With your intended goals, you don't need nearly the speed you are going after. You can get excellent results and accomplish all your goals and then some with a lot less velocity, less barrel wear, and a lot less recoil.
A 7mmWSM will do all you want and with very good accuracy. The 180VLD's have a scary high BC and will be accurate past 1000yds as well as take any varmint you can find at that distance as well. I know of guys who have made kills on antelope and deer at 800+yds with a 7mm Rem Mag, so the WSM will surely do the same with a 30" barrel to at least 1000yds.
3900fps is a lot faster than you think once you get into the .30 caliber. Even in the 6.5 and 7mm it's almost unheard of. For true bench rest accuracy at 1000yds you need a very high BC bullet, and those usually have some weight to them as well and are not going to be pushed to 3900fps. In reality, I doubt you will get anything heavier than a 125gr Nosler BT to 3900fps without running it really hard and bordering on pressure issues. You may get a 155gr Berger to 3700fps in the 30-338 Lapua, but even that is lacking BC to the bigger bullets.
The reason I am stressing BC is that it is a constant. The bullet will not lose BC until it impacts the target and is deformed. It will have a lower "acting" BC as it slows down, but that is a bit different and the bullet still has the same aerodynamic properties.
Velocity on the other hand, diminishes as soon as the bullet stops accelerating. It doesn't matter how fast it gets launched, a low BC bullet will still lose speed just as fast if not faster than a high BC bullet. That is why it is so important to use a high BC bullet at long range, the BC will have more effect on reducing drop and wind drift than high velocity will.
You can achieve accuracy with the lighter bullets, but the wind will push them around a lot more than a high BC bullet, so any mistakes you make will be much more noticeable and much larger on target than with a high BC bullet.
I'm not trying to talk you out of anything here either. I just want to let you know of these things so you can have another angle to think about. You don't need near 3900fps in a big caliber to get long range accuracy. You can achieve that easily with a high BC bullet in a 7mmWSM or 300WSM, or even a .284 or .300WinMag. To be honest, a .243AI or 6mmAI will make it to 1000yds accurately with 107gr SMK's easily and with plenty of speed.

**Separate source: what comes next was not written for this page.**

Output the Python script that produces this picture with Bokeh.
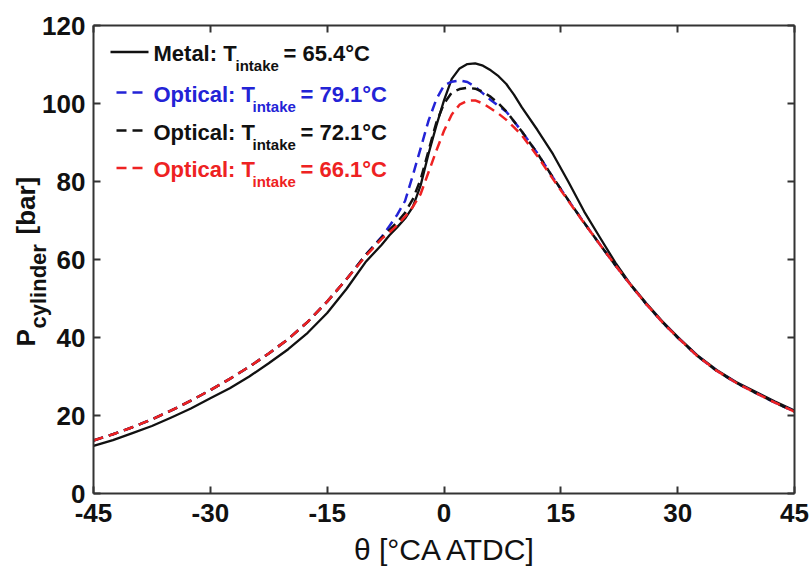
from math import pi
from bokeh.plotting import figure
from bokeh.models import Range1d, LinearAxis, Label, Arrow, FixedTicker
from bokeh.embed import file_html
from bokeh.resources import INLINE

# ---------------- data ----------------
theta = [-45, -42.5, -40, -37.5, -35, -32.5, -30, -27.5, -25, -22.5, -20, -17.5, -15, -12.5, -10,
         -8, -7, -6, -5, -4, -3, -2, -1, 0, 1, 2, 3, 4, 5, 6, 7, 8, 9, 10,
         12, 14, 16, 18, 20, 22, 24, 26, 28, 30,
         32.5, 35, 37.5, 40, 42.5, 45]

p_metal_654 = [12.2, 13.7, 15.5, 17.3, 19.5, 21.8, 24.4, 27.0, 30.0, 33.4, 37.0, 41.2, 46.3, 52.5, 59.5,
               63.8, 66.2, 68.3, 70.5, 73.5, 79.0, 87.0, 94.2, 100.8, 106.3, 109.0, 110.1, 110.3, 109.7,
               108.5, 107.0, 105.0, 102.2, 99.0,
               93.2, 87.0, 79.8, 72.3, 65.7, 59.2, 53.5, 48.7, 44.2, 40.2,
               35.5, 31.7, 28.6, 26.1, 23.6, 21.3]

p_opt_791 = [13.6, 15.2, 17.0, 19.0, 21.3, 23.8, 26.5, 29.4, 32.5, 35.9, 39.6, 44.0, 49.2, 55.0, 61.3,
             65.8, 68.6, 71.5, 75.0, 81.6, 88.5, 95.5, 101.0, 104.6, 105.6, 105.9, 105.5, 104.3, 102.6,
             100.9, 99.4, 97.9, 95.4, 92.8,
             87.2, 81.0, 75.1, 69.4, 63.9, 58.5, 53.4, 48.5, 44.0, 40.0,
             35.3, 31.5, 28.4, 25.8, 23.3, 21.0]

p_opt_721 = [13.6, 15.2, 17.0, 19.0, 21.3, 23.8, 26.5, 29.4, 32.5, 35.9, 39.6, 44.0, 49.2, 55.0, 61.3,
             65.6, 67.6, 69.6, 72.0, 75.5, 80.5, 87.8, 95.0, 100.0, 102.8, 103.7, 104.0, 103.8, 103.0,
             101.7, 100.0, 98.0, 95.4, 92.8,
             87.2, 81.0, 75.1, 69.4, 63.9, 58.5, 53.4, 48.5, 44.0, 40.0,
             35.3, 31.5, 28.4, 25.8, 23.3, 21.0]

p_opt_661 = [13.6, 15.2, 17.0, 19.0, 21.3, 23.8, 26.5, 29.4, 32.5, 35.9, 39.6, 44.0, 49.2, 55.0, 61.0,
             65.3, 67.0, 68.8, 71.0, 73.5, 76.8, 82.3, 87.8, 93.0, 97.2, 99.7, 100.7, 100.8, 100.0,
             98.7, 97.4, 95.8, 93.9, 91.8,
             86.5, 80.6, 74.9, 69.3, 63.9, 58.5, 53.4, 48.5, 44.0, 40.0,
             35.3, 31.5, 28.4, 25.8, 23.3, 21.0]

x_ticks = [-45, -30, -15, 0, 15, 30, 45]
x_tick_labels = ["-45", "-30", "-15", "0", "15", "30", "45"]
y_ticks = [0, 20, 40, 60, 80, 100, 120]

legend_main = ["Metal: T", "Optical: T", "Optical: T", "Optical: T"]
legend_sub = "intake"
legend_val = ["= 65.4°C", "= 79.1°C", "= 72.1°C", "= 66.1°C"]

BLUE = "#2323d6"
RED = "#ee2222"
BLACK = "#111111"
series = [
    (p_metal_654, BLACK, None, 2.3),
    (p_opt_791, BLUE, "10 6", 2.5),
    (p_opt_721, BLACK, "10 6", 2.5),
    (p_opt_661, RED, "10 6", 2.5),
]
text_colors = [BLACK, BLUE, BLACK, RED]

FONT = "Liberation Sans"
AX = "#333333"

# ---------------- layout: frame covers the whole canvas ----------------
W, H = 812, 570
FL, FR, FT, FB = 93, 794, 25, 493          # pixel box of the axes in the picture
XS = (FR - FL) / 90.0
YS = (FB - FT) / 120.0

p = figure(width=W, height=H,
           x_range=Range1d(-45 - FL / XS, 45 + (W - FR) / XS),
           y_range=Range1d(-(H - FB) / YS, 120 + FT / YS),
           output_backend="svg", toolbar_location=None, min_border=0,
           background_fill_color="white", border_fill_color="white")
p.outline_line_color = None
p.grid.visible = False

for ys, col, dash, lw in series:
    kw = dict(line_color=col, line_width=lw, line_join="round")
    if dash:
        kw["line_dash"] = dash
    p.line(theta, ys, **kw)


def style_axis(ax, ticks, loc, bounds, labels=True):
    ax.ticker = FixedTicker(ticks=ticks)
    ax.fixed_location = loc
    ax.bounds = bounds
    ax.axis_line_color = AX
    ax.axis_line_width = 2
    ax.major_tick_line_color = AX
    ax.major_tick_line_width = 2
    ax.major_tick_in = 7
    ax.major_tick_out = 0
    ax.minor_tick_line_color = None
    ax.major_label_text_font = FONT
    ax.major_label_text_font_style = "bold"
    ax.major_label_text_font_size = "26px"
    ax.major_label_text_color = "#111111"
    if not labels:
        ax.major_label_text_font_size = "0px"
        ax.major_label_text_color = None


p.add_layout(LinearAxis(), "above")
p.add_layout(LinearAxis(), "right")
for ax in p.below:
    style_axis(ax, x_ticks, 0, (-45, 45))
    ax.major_label_standoff = 10
    ax.major_label_overrides = {t: s for t, s in zip(x_ticks, x_tick_labels)}
for ax in p.left:
    style_axis(ax, y_ticks, -45, (0, 120))
    ax.major_label_standoff = 8
for ax in p.above:
    style_axis(ax, x_ticks, 120, (-45, 45), labels=False)
for ax in p.right:
    style_axis(ax, y_ticks, 45, (0, 120), labels=False)


def lab(x_img, y_img, text, size, bold=True, color="#111111", align="left", angle=0.0, font=FONT):
    p.add_layout(Label(x=x_img, y=H - y_img, x_units="screen", y_units="screen", text=text,
                       angle=angle, text_font=font, text_font_style="bold" if bold else "normal",
                       text_font_size=size, text_color=color, text_align=align,
                       text_baseline="middle"))


# x-axis title
lab(445, 549, "θ [°CA ATDC]", "30px", bold=False, align="center")

# y-axis title with subscript (rotated)
lab(25, 346, "P", "26px", angle=pi / 2)
lab(38, 328, "cylinder", "22px", angle=pi / 2)
lab(25, 234, "[bar]", "26px", angle=pi / 2)

# legend (manual, to allow subscripts)
row_y = [53, 93.5, 131.5, 169]
sub_x = [235, 252, 252, 252]
val_x = [283, 300, 300, 300]
for i in range(4):
    ys, col, dash, lw = series[i]
    y = row_y[i]
    arr = Arrow(end=None, start=None, x_start=110 if dash is None else 116, y_start=H - y + 1.5,
                x_end=148, y_end=H - y + 1.5, start_units="screen", end_units="screen",
                line_color=col, line_width=lw)
    if dash:
        arr.line_dash = dash
    p.add_layout(arr)
    lab(153, y, legend_main[i], "22px", color=text_colors[i])
    lab(sub_x[i], y + 12, legend_sub, "15px", color=text_colors[i])
    lab(val_x[i], y, legend_val[i], "22px", color=text_colors[i])

open("out.html", "w").write(file_html(p, INLINE))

And this is the most important thing I can stress to you, and also the hardest for most everybody to believe: hitting power is over-rated and unimportant in 90% of all hunting that most anyone will do. PERIOD. You do not need hitting power on deer, or any kind of varmint, or most anything else. You need hitting power when staring down a cape buffalo at 25yds and if it doesn't drop when you pull the trigger, you get mauled and die. Other than that, shot placement is 10,000 times more important than what you hit the animal with. You can, and many have, killed deer with a .22 Hornet. There is absolutely no real hitting power there. They are tiny bullets, not near heavy enough to have any real hitting power. But the deer die, and they die on the spot if hit properly. I have witnessed deer hit with a .25-06 that drop as though struck by lightning, and have seen deer run a bit after being hit with my .500S&W Mag right behind the front shoulder. And I know my .500 hits harder than a .25-06.
Shot placement is key and always has been, and it always will be as long as we use standard rifle cartridges to hunt with.
Before you go out and buy some monster mag because it shoots at hyper velocity, consider that most all the current long range records are held by rounds that shoot a high BC bullet at moderate velocity. I don't know of any that are held by a round that clocks 3900fps.
BC is really hard to make up for with velocity.